Any of you who have read a morning update, attended a webinar or spoken to me on the phone or in person since the beginning of the year have heard me bang on about the risk the election holds to the pound. The news that the Conservative party’s lead had fallen to 2 points gave the markets no comfort at all and the pound started to tank.
We had some very large M&A news yesterday which was great if you were bullish equities or risk in general, not for the pound however. Prudential, the UK insurer, agreed to buy AIG’s Asian operations for $35.5bn. Although the cash call is not due until April/May time their liabilities needed to be hedged especially with GBP/USD already heading south. Hedge funds decided to bet on Prudential hedging and driving the price lower.

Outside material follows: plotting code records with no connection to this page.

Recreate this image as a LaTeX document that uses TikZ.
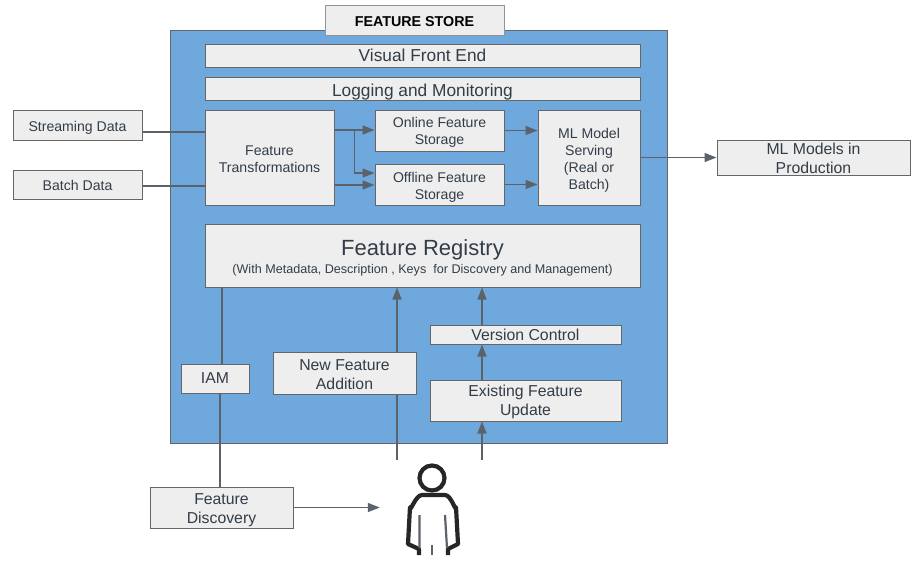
\documentclass[tikz,border=0pt]{standalone}
\usepackage{fontspec}
\setmainfont{Liberation Sans}
\usetikzlibrary{arrows.meta,positioning,calc}
\definecolor{storeblue}{HTML}{6FA8DC}
\definecolor{boxfill}{HTML}{EEEEEE}
\definecolor{boxline}{HTML}{666666}
\definecolor{txtgray}{HTML}{333D47}
\definecolor{linkgray}{HTML}{5B6269}
\newcommand{\fs}[1]{\fontsize{#1}{1.2\dimexpr#1pt\relax}\selectfont}
\newcommand{\dn}[1]{\rule{0pt}{#1pt}}
\tikzset{
  boxnode/.style={draw=boxline,fill=boxfill,line width=1pt,inner sep=0pt,align=center,text=txtgray,font=\fs{15.8}},
  smallbox/.style={boxnode,font=\fs{14.1}},
  link/.style={draw=linkgray,line width=1.4pt},
  arrowlink/.style={link,-{Triangle[length=12pt,width=9pt]}},
}
\begin{document}
\begin{tikzpicture}[x=1pt,y=-1pt]
\useasboundingbox (0,0) rectangle (922,576);
\node[fill=storeblue,draw=boxline,line width=1pt,minimum width=497pt,minimum height=413pt] (main) at (418.5,236.5) {};
\node[boxnode,draw=boxline!70,text=black,font=\fs{14.3}\bfseries,minimum width=179pt,minimum height=30pt] (store) at (414.5,20) {\dn{12.4}FEATURE STORE};
\node[boxnode,font=\fs{17.3},minimum width=435pt,minimum height=23pt] (front) at (422.5,55.5) {Visual Front End};
\node[boxnode,font=\fs{17.3},minimum width=435pt,minimum height=23pt] (logging) at (422.5,88.5) {\dn{18.6}Logging and Monitoring};
\node[smallbox,minimum width=129pt,minimum height=30pt] (stream) at (77.5,125) {\dn{16.3}Streaming Data};
\node[smallbox,minimum width=129pt,minimum height=29pt] (batch) at (77.5,184.5) {\dn{12.3}Batch Data};
\node[smallbox,minimum width=129pt,minimum height=95pt] (trans) at (269.5,157.5) {\dn{13.3}Feature\\Transformations};
\node[smallbox,minimum width=129pt,minimum height=41pt] (online) at (439.5,130.5) {\dn{14.3}Online Feature\\Storage};
\node[smallbox,minimum width=129pt,minimum height=41pt] (offline) at (439.5,184.5) {\dn{15.3}Offline Feature\\Storage};
\node[smallbox,minimum width=102pt,minimum height=95pt] (serving) at (589,157.5) {\dn{16.3}ML Model\\Serving\\(Real or\\Batch)};
\node[boxnode,minimum width=193pt,minimum height=35pt] (prod) at (813.5,157.5) {\dn{13.5}ML Models in\\Production};
\node[boxnode,minimum width=435pt,minimum height=63pt] (registry) at (422.5,255.5) {{\fs{22}\dn{19.8}Feature Registry}\\[-1pt]{\fs{12.6}(With Metadata, Description , Keys\ \ for Discovery and Management)}};
\node[boxnode,minimum width=191pt,minimum height=19pt] (version) at (525.5,334.5) {Version Control};
\node[boxnode,minimum width=143pt,minimum height=42pt] (newfeat) at (344.5,373) {\dn{13.5}New Feature\\Addition};
\node[boxnode,minimum width=191pt,minimum height=41pt] (existing) at (525.5,400.5) {\dn{14.5}Existing Feature\\Update};
\node[boxnode,minimum width=68pt,minimum height=29pt] (iam) at (215,378.5) {IAM};
\node[boxnode,minimum width=143pt,minimum height=41pt] (discovery) at (221.5,507.5) {\dn{15.5}Feature\\Discovery};
\node[fill=white,inner sep=0pt,minimum width=115pt,minimum height=95pt] (person) at (439.5,507.5) {};
% person icon
\draw[black!85,line width=4.2pt] (432,478) circle (12.5);
\draw[black!85,line width=4.2pt,line join=round] (419,555)--(419,549)--(408,544)--(410,507) to[out=-90,in=180] (422,495)--(445,495) to[out=0,in=-90] (456,507)--(458,544)--(448,549)--(448,555);
\draw[linkgray,line width=2.2pt] (419.5,515)--(419.5,548) (445,515)--(447,548);
\draw[linkgray,line width=2.6pt] (432,545)--(432,555);
% inputs and storage
\draw[link] ([yshift=-7pt]stream.east) -- ([yshift=-7pt]stream.east -| trans.west);
\draw[link] ([yshift=-1.5pt]batch.east) -- ([yshift=-1.5pt]batch.east -| trans.west);
\draw[arrowlink] ([yshift=27.5pt]trans.east) -- ([yshift=27.5pt]trans.east -| online.west);
\coordinate (branch) at ($(trans.east)!0.5!(trans.east -| online.west)+(0,-27.5)$);
\draw[arrowlink] (branch) |- ([yshift=11.5pt]offline.west);
\draw[arrowlink] ([yshift=-27.5pt]trans.east) -- ([yshift=-27.5pt]trans.east -| offline.west);
\draw[arrowlink] (online.east) -- (online.east -| serving.west);
\draw[arrowlink] (offline.east) -- (offline.east -| serving.west);
\draw[arrowlink] (serving.east) -- (prod.west);
% registry side
\draw[link] ([xshift=7pt]iam.north) -- ([xshift=7pt]iam.north |- registry.south);
\draw[link] ([xshift=5pt]iam.south) -- ([xshift=5pt]iam.south |- discovery.north);
\draw[link] ([xshift=-42.5pt]person.north) -- ([xshift=-42.5pt]person.north |- newfeat.south);
\draw[arrowlink] ([xshift=-42.5pt]person.north |- newfeat.north) -- ([xshift=-42.5pt]person.north |- registry.south);
\draw[arrowlink] ([xshift=42.5pt]person.north) -- ([xshift=42.5pt]person.north |- existing.south);
\draw[arrowlink] ([xshift=-43.5pt]existing.north) -- ([xshift=-43.5pt]existing.north |- version.south);
\draw[arrowlink] ([xshift=-43.5pt]version.north) -- ([xshift=-43.5pt]version.north |- registry.south);
\draw[arrowlink] (discovery.east) -- ([xshift=-2pt]person.west);
\end{tikzpicture}
\end{document}
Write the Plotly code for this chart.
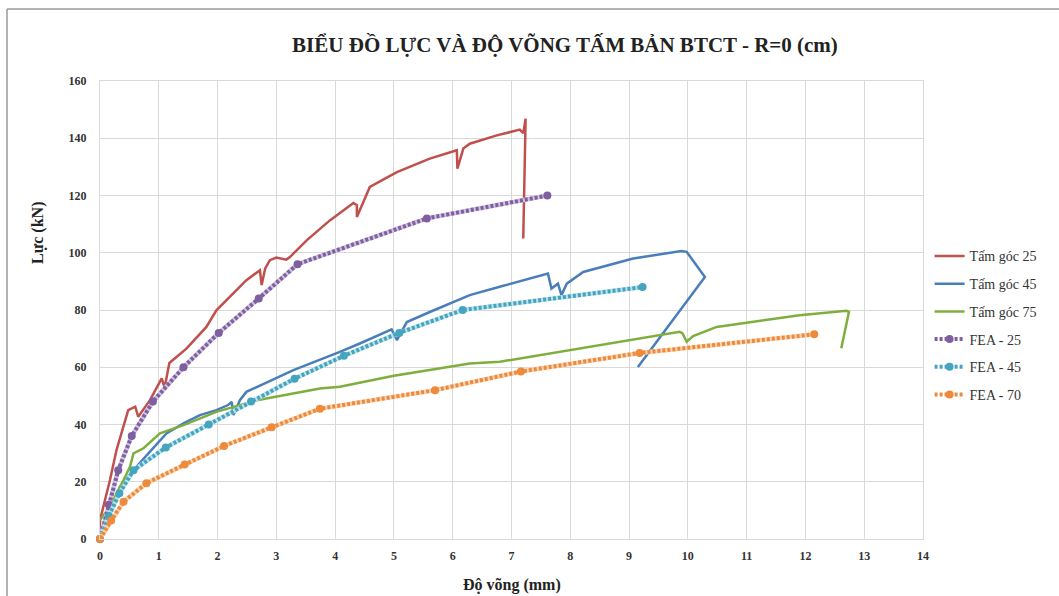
import plotly.graph_objects as go

# ---------------- data ----------------
tam25_x = [0, 0, 0.085, 0.17, 0.28, 0.43, 0.48, 0.6, 0.65, 0.85, 1.05, 1.1, 1.18, 1.47, 1.81, 1.98,
           2.15, 2.49, 2.72, 2.75, 2.81, 2.89, 3.0, 3.09, 3.17, 3.23, 3.52, 3.91, 4.31, 4.37, 4.37,
           4.59, 5.05, 5.61, 6.07, 6.08, 6.18, 6.29, 6.75, 7.14, 7.2, 7.24, 7.2]
tam25_y = [2, 6.6, 13.6, 20.6, 31, 41.5, 45, 46.2, 42.7, 48.5, 56.1, 52.9, 61.5, 66.5, 74.1, 79.9,
           83.4, 90.4, 93.9, 88.7, 94.5, 97.4, 98.3, 98, 97.6, 98.5, 104.4, 111.3, 117.4, 116.6, 112.5,
           123, 128.2, 132.9, 135.8, 129.4, 136.4, 138.1, 141, 143, 141.8, 146.8, 105]

tam45_x = [0, 0.17, 0.34, 0.57, 0.85, 1.13, 1.42, 1.7, 1.98, 2.18, 2.24, 2.27, 2.38, 2.49, 3.29,
           3.74, 4.08, 4.42, 4.96, 5.05, 5.22, 5.61, 6.29, 6.8, 7.62, 7.68, 7.79, 7.85, 7.94, 8.22,
           9.07, 9.89, 9.98, 10.29, 9.15]
tam45_y = [2, 9, 18.3, 24.1, 30.5, 36.9, 40.4, 43.3, 45, 46.8, 47.9, 43.3, 48.5, 51.4, 59,
           62.5, 65.4, 68.3, 73.2, 69.5, 75.8, 79.3, 85.2, 88.1, 92.7, 87.5, 89.2, 85.2, 89.2, 93.3,
           98, 100.6, 100.3, 91.5, 60.1]

tam75_x = [0, 0.17, 0.4, 0.51, 0.57, 0.74, 1.02, 1.42, 1.98, 2.67, 3.74, 4.08, 5.0, 6.29, 6.8,
           9.47, 9.86, 9.91, 9.98, 10.09, 10.49, 11.9, 12.7, 12.74, 12.61]
tam75_y = [6.6, 11.3, 20.6, 25.2, 29.9, 31.7, 36.9, 39.8, 44.4, 48.5, 52.6, 53.2, 57, 61.3, 61.9,
           70.9, 72.4, 71.8, 68.9, 70.9, 74.1, 78.2, 79.7, 79.3, 66.6]

fea25_x = [0, 0.15, 0.31, 0.54, 0.9, 1.42, 2.02, 2.7, 3.36, 5.56, 7.61]
fea25_y = [0, 12, 24, 36, 48, 60, 72, 84, 96, 112, 120]

fea45_x = [0, 0.15, 0.33, 0.57, 1.12, 1.85, 2.57, 3.31, 4.15, 5.09, 6.17, 9.23]
fea45_y = [0, 8, 16, 24, 32, 40, 48, 56, 64, 72, 80, 88]

fea70_x = [0, 0.19, 0.4, 0.79, 1.44, 2.11, 2.92, 3.74, 5.7, 7.16, 9.18, 12.15]
fea70_y = [0, 6.5, 13, 19.5, 26, 32.5, 39, 45.5, 52, 58.5, 65, 71.5]

x_ticks = list(range(0, 15))
y_ticks = list(range(0, 161, 20))

title_text = "BIỂU ĐỒ LỰC VÀ ĐỘ VÕNG TẤM BẢN BTCT - R=0 (cm)"
x_title = "Độ võng (mm)"
y_title = "Lực (kN)"

# ---------------- styles ----------------
SERIF = "Liberation Serif, Times New Roman, serif"
C_RED, C_BLUE, C_GREEN = "#C0504D", "#4A7EBB", "#7FAE3E"
C_PUR, C_TEAL, C_ORA = "#7F5FA0", "#45A5BF", "#EE8A3C"
L_PUR, L_TEAL, L_ORA = "#CFC3E0", "#BCE2EC", "#FAD5B3"

fig = go.Figure()

for name, xs, ys, col in [("Tấm góc 25", tam25_x, tam25_y, C_RED),
                          ("Tấm góc 45", tam45_x, tam45_y, C_BLUE),
                          ("Tấm góc 75", tam75_x, tam75_y, C_GREEN)]:
    fig.add_trace(go.Scatter(x=xs, y=ys, mode="lines", name=name, legendgroup=name,
                             line=dict(color=col, width=2.5), cliponaxis=False))

for name, xs, ys, col, light in [("FEA - 25", fea25_x, fea25_y, C_PUR, L_PUR),
                                 ("FEA - 45", fea45_x, fea45_y, C_TEAL, L_TEAL),
                                 ("FEA - 70", fea70_x, fea70_y, C_ORA, L_ORA)]:
    fig.add_trace(go.Scatter(x=xs, y=ys, mode="lines", showlegend=False, legendgroup=name,
                             line=dict(color=light, width=4.5), hoverinfo="skip", cliponaxis=False))
    fig.add_trace(go.Scatter(x=xs, y=ys, mode="lines+markers", name=name, legendgroup=name,
                             line=dict(color=col, width=4, dash="3px,2px"),
                             marker=dict(color=col, size=8), cliponaxis=False))

axis_common = dict(showgrid=True, gridcolor="#D9D9D9", gridwidth=1,
                   showline=True, linecolor="#D9D9D9", linewidth=1, mirror=True,
                   zeroline=False, ticks="outside", tickcolor="rgba(0,0,0,0)",
                   tickfont=dict(family=SERIF, size=12, color="#333333", weight="bold"))

fig.update_layout(
    width=1059, height=596,
    margin=dict(l=100, r=136, t=81, b=57),
    paper_bgcolor="white", plot_bgcolor="white",
    title=dict(text=title_text, x=0.565, xref="paper", xanchor="center",
               y=(596 - 45) / 596, yanchor="middle",
               font=dict(family=SERIF, size=21, color="#222222", weight="bold")),
    xaxis=dict(range=[0, 14], tickvals=x_ticks, ticktext=[str(v) for v in x_ticks],
               ticklen=6, **axis_common),
    yaxis=dict(range=[0, 160], tickvals=y_ticks, ticktext=[str(v) for v in y_ticks],
               ticklen=10, **axis_common),
    showlegend=True,
    legend=dict(x=1.008, xanchor="left", y=0.652, yanchor="top",
                font=dict(family=SERIF, size=14, color="#333333"),
                tracegroupgap=6.5, itemwidth=30, bgcolor="rgba(0,0,0,0)"),
    annotations=[
        dict(text=x_title, xref="paper", yref="paper", x=0.5, y=(539 - 585) / 458,
             xanchor="center", yanchor="middle", showarrow=False,
             font=dict(family=SERIF, size=16, color="#222222", weight="bold")),
        dict(text=y_title, xref="paper", yref="paper", x=(38 - 100) / 823, y=(539 - 233) / 458,
             xanchor="center", yanchor="middle", showarrow=False, textangle=-90,
             font=dict(family=SERIF, size=16, color="#222222", weight="bold")),
    ],
    shapes=[
        dict(type="line", xref="paper", yref="paper", x0=(7 - 100) / 823, x1=(1059 - 100) / 823,
             y0=(539 - 9) / 458, y1=(539 - 9) / 458, line=dict(color="#9A9A9A", width=1.5)),
        dict(type="line", xref="paper", yref="paper", x0=(7 - 100) / 823, x1=(7 - 100) / 823,
             y0=(539 - 9) / 458, y1=(539 - 600) / 458, line=dict(color="#9A9A9A", width=1.5)),
    ],
)

fig.write_html("out.html")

Prudential, then apparently, jumped into the market to buy dollars further pushing the price lower. In the space of 2 hours sterling lost just over 4 cents against the US dollar.
While the pound was able to fight back in the afternoon session there was no meaningful advance. It seems unlikely that unless we see the Conservative party jump back into a meaningful lead in the polls that the market is likely to back sterling prior to the election.
No such problems for the guys down under as the RBA continues to push the recovery forward. The Reserve Bank of Australia voted to pump their reserve rate to 4%, an increase of 0.25%. AUD is roughly unchanged against the majors.
Data was not much better; the global manufacturing sector posted its first regression since December 2008. This points to businesses no longer restocking and inventories sitting at high levels. If this persists it could be the first step into a double-dip recession.
There are few economic releases today (UK construction PMI 09.30, EU ‘flash’ CPI 10.00) and so sentiment is the likely captain today. The pound is still in the crosshairs and will likely come under more pressure today.